- Munna (center)
- Born: 2 June 1967 Jaunpur, Uttar Pradesh, India
- Died: 9 July 2018 (aged 51) Baghpat, Uttar Pradesh, India
- Cause of death: Gunshot wounds
- Other name: Prem Prakash Singh
- Occupation: Politician
- Criminal charges: Murder, attempt to murder and extortion
- Spouse: Seema Singh
- Children: 2
- Father: Paras Nath

= Munna Bajrangi =

Indian criminal and politician (1967–2018)

Munna Bajrangi or Prem Prakash Singh (2 June 1967 – 9 July 2018) was an Indian politician, a known contract killer and a gang leader from Eastern Uttar Pradesh. In the two decades he was active, he is associated with more than 40 incidents such as murder, attempted murder, and extortion. In 2009, he was jailed for the murder of MLA Krishnanand Rai in 2005 and another BJP leader Ramchandra Singh. For many years, he supported the Samajwadi Party headed by Mulayam Singh Yadav, but the gang switched to Mayawati's Bahujan Samaj Party in the mid-2000s.

He fought elections while imprisoned in Tihar jail under Apna Dal and Peace Party of India in 2012 as trial proceedings were going on. He was shot dead at the District Jail in Baghpat, Uttar Pradesh, on 9 July 2018. He was shot ten times in the head within the jail premises by another prisoner, gangster Sunil Rathi. His death came a week after his wife, Seema Singh, said in a press conference that he would be targeted.

==Criminal career==
Munna Bajrangi was initially a carpet weaver. After a few independent killings, the first at the age of 17, he committed the first murder. he joined a gang in Uttar Pradesh led by Gajraj Singh. In an atmosphere where the moves of criminals becoming politicians was pioneered by gangsters like Raja Bhaiyya, DP Yadav and others, Bajrangi started his criminal career as a member of criminal-politician Mukhtar Ansari's gang. In the early 1990s, under the governance of Mulayam Singh Yadav's Samajwadi Party, criminals were flourishing in UP. In 1996, Mukhtar was elected from Mau, and the gang, with its arsenal of AK 47and other weapons, became a household name in the districts of Bhadohi Mau, Ghazipur, Varanasi and Jaunpur. The gangs made a living by garnering government contracts with political help.

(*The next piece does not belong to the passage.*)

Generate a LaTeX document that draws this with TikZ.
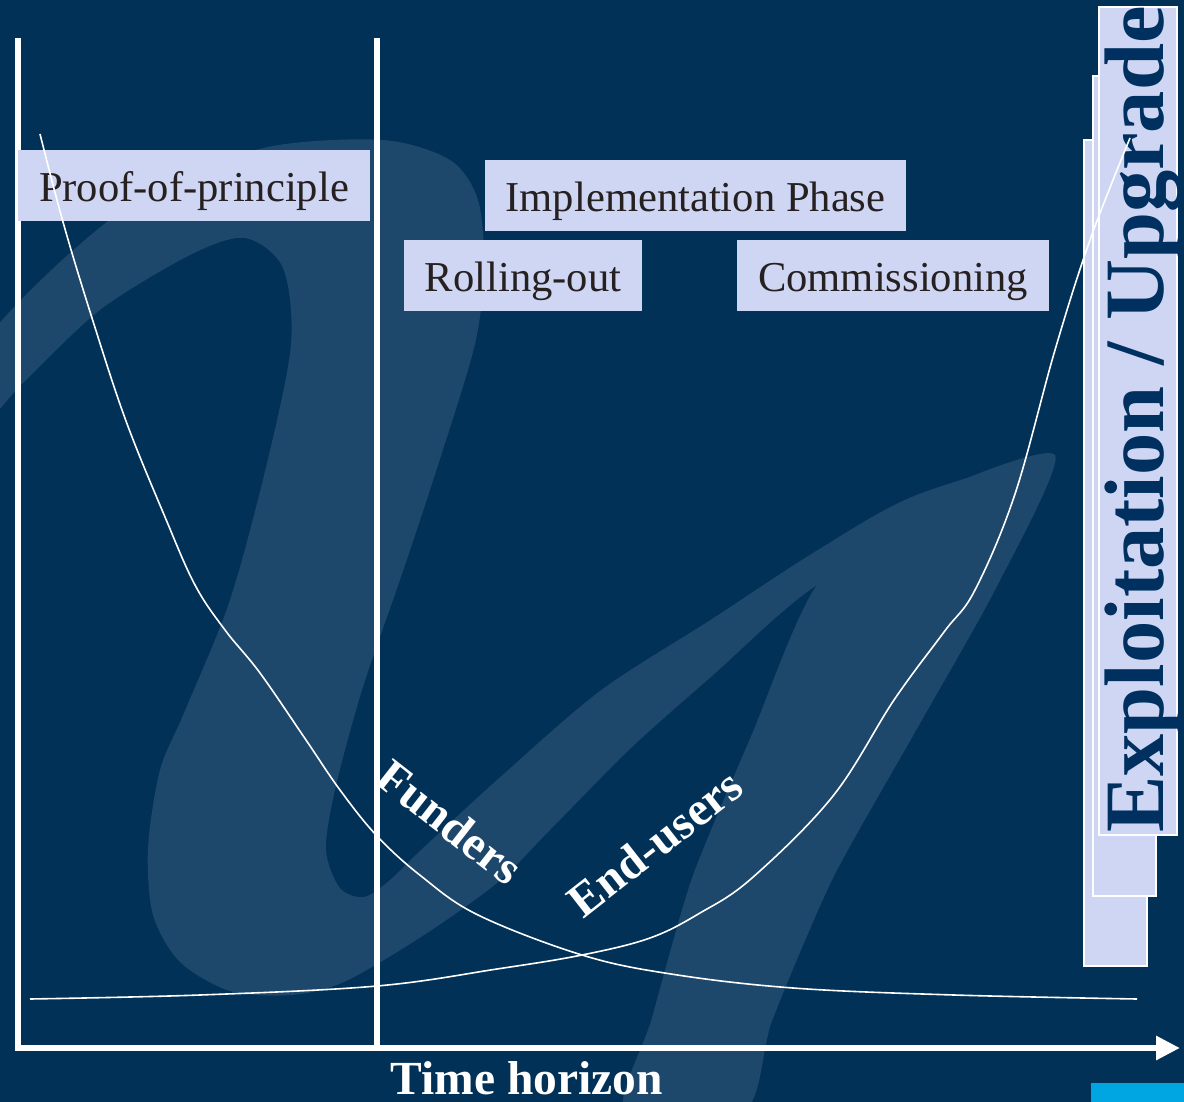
\documentclass[tikz,border=0pt]{standalone}
\usepackage{fontspec}
\setmainfont{Liberation Serif}
\usetikzlibrary{arrows.meta}
\newlength{\du}
\setlength{\du}{1pt}

\begin{document}
\begin{tikzpicture}[x=\du,y=-\du,
  axisline/.style={draw=white,line width=6.5\du},
  trend/.style={draw=white,line width=1.6\du},
  phasebox/.style={fill=boxfill,text=boxtext,inner xsep=21\du,inner ysep=0pt,
    minimum height=71\du,text height=34\du,text depth=2\du,
    font=\fontsize{42.6}{50}\selectfont},
  stackbox/.style={fill=boxfill,draw=white,line width=1.5\du},
  curvelabel/.style={text=white,inner sep=0pt,font=\fontsize{47.5}{55}\selectfont\bfseries}]
\definecolor{bgnavy}{RGB}{1,49,87}
\definecolor{wmark}{RGB}{29,71,107}
\definecolor{boxfill}{RGB}{206,214,244}
\definecolor{boxtext}{RGB}{38,32,32}
\definecolor{exptext}{RGB}{0,48,96}
\definecolor{cornerblue}{RGB}{0,166,226}
\useasboundingbox (0,0) rectangle (1184,1102);
\fill[bgnavy] (0,0) rectangle (1184,1102);
% watermark letter
\fill[wmark] plot[smooth cycle,tension=0.5] coordinates {
  (-20,350) (60,262) (153,190) (268,147) (383,140) (450,160) (478,200)
  (484,268) (475,344) (440,459) (402,574) (362,690) (335,790) (326,850)
  (340,888) (364,897) (390,880) (421,850) (497,780) (600,691) (712,619)
  (813,553) (914,496) (1055,455) (960,510) (817,585) (712,676) (631,748)
  (550,830) (497,883) (421,937) (344,982) (291,995) (230,991) (180,962)
  (153,915) (148,848) (160,770) (184,713) (230,600) (268,459) (291,344)
  (283,268) (245,238) (190,255) (100,310) (23,383) (-20,425)};
\fill[wmark] plot[smooth cycle,tension=0.4] coordinates {
  (1055,455) (995,590) (914,734) (833,878) (772,1021) (745,1110)
  (625,1110) (651,1021) (692,878) (752,734) (817,585) (930,495)};
\fill[cornerblue] (1091,1083) rectangle (1184,1102);
% axes
\coordinate (lefttop) at (18,38);
\coordinate (leftfoot) at (18,1051);
\coordinate (divtop) at (377,38);
\coordinate (divfoot) at (377,1048);
\coordinate (origin) at (15,1048);
\coordinate (tend) at (1180,1048);
\draw[axisline] (leftfoot) -- (lefttop);
\draw[axisline] (divfoot) -- (divtop);
\draw[axisline,-{Triangle[length=24pt,width=23pt]}] (origin) -- (tend);
% phases
\node[phasebox] (proof) at (194,186) {Proof-of-principle};
\node[phasebox] (impl) at (695.5,195.5) {Implementation Phase};
\node[phasebox] (rollout) at (523,275.5) {Rolling-out};
\node[phasebox] (commission) at (893,275.5) {Commissioning};
\filldraw[stackbox] (1084,140) rectangle (1147,966);
\filldraw[stackbox] (1093,76) rectangle (1156,896);
\filldraw[stackbox] (1099,7) rectangle (1177,835);
\node[rotate=90,anchor=base west,inner sep=0pt,text=exptext,
  font=\fontsize{84.5}{90}\selectfont\bfseries] (exploit) at (1163,833) {Exploitation / Upgrade};
% curves
\draw[trend] plot[smooth,tension=0.6] coordinates {
  (40,134) (63,222) (92,318) (126,421) (165,517) (195,585) (225,630)
  (260,673) (306,740) (340,790) (377,836) (421,876) (478,915) (582,955)
  (671,974) (793,988) (954,995) (1137,999)};
\draw[trend] plot[smooth,tension=0.6] coordinates {
  (30,999) (200,995) (377,986) (497,969) (582,955) (650,938) (700,913)
  (752,878) (833,796) (894,700) (944,632) (975,590) (1015,494) (1055,350)
  (1090,240) (1130,138)};
\node[curvelabel,rotate=-38] (funders) at (450,822) {Funders};
\node[curvelabel,rotate=38] (endusers) at (655,843) {End-users};
\node[curvelabel,anchor=base] (horizon) at (527,1094) {Time horizon};
\end{tikzpicture}
\end{document}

They soon came into conflict with Brijesh Singh, another established ganglord who worked together with politician Krishnanand Rai of the Bharatiya Janata Party. In 2001, Brijesh Singh's gang ambushed the Mukhtar Ansari gang on the Mau-Lucknow highway; three people died from each mafia gang.

In the 2002 elections, Mukhtar's brother Afzal Ansari, who had won from Mohammadabad in five earlier elections, was defeated by Krishnanand Rai, a rival politician supported by the Bharatiya Janata Party.

On the afternoon of November 2005, Rai was travelling with six aides when they were attacked by seven gangsters in a Tata Sumo. Bajrangi along with associates Firdaus, were Ata-ur-Rahman alias Babu, and Aijazul Haque were identified by some survivors. CBI later identified Vishwas Nepali, Sanjeev Maheshwari, Rakesh Pandey and Ramu Mallah as the other members of the attacking team. Over 400 bullets were fired from six AK-47 rifles, killing Rai and all others travelling in two Qualises. 67 bullets were recovered from seven bodies. A police officer called it the largest "display of firepower" in an Uttar Pradesh mafia battle. Since then, Bajrangi was on the police's most wanted list.

In 2009, after announcing a cash reward of Rs.700,000, Bajrangi was arrested against from the Siddivinayak Residential Society in Mumbai's Malad area. He had been living in the apartment under his real name, Prem Prakash Singh, along with his wife and three teenaged children since 2003.

==Politics==
In 2012, while imprisoned in Tihar jail with the trial proceeding ongoing, Bajrangi fought in the 2012 Uttar Pradesh Legislative elections from Mariyahu as a joint candidate of the Apna Dal and the Peace Party. He came in third, polling 12% behind winner Shraddha Yadav of Samajwadi Party.

== Death ==
Late in the evening at around 9:30 pm, on Sunday 8 July 2018, Munna Bajrangi was shifted from Jhansi jail to Baghpat jail, as he was to be produced in court for an extortion case on Monday 9 July 2018. In the early hours of Monday, 9 July 2018, at around 5:30 am he was shot in the head inside the jail premises by an inmate, another gangster named Sunil Rathi. Sunil Rathi alleged that he shot and killed Munna Bajrangi since the latter made comments over his appearance, calling him 'chubby'.

The Chief Minister of Uttar Pradesh, Yogi Adityanath, reacted by ordering a judicial inquiry and suspending jail officials.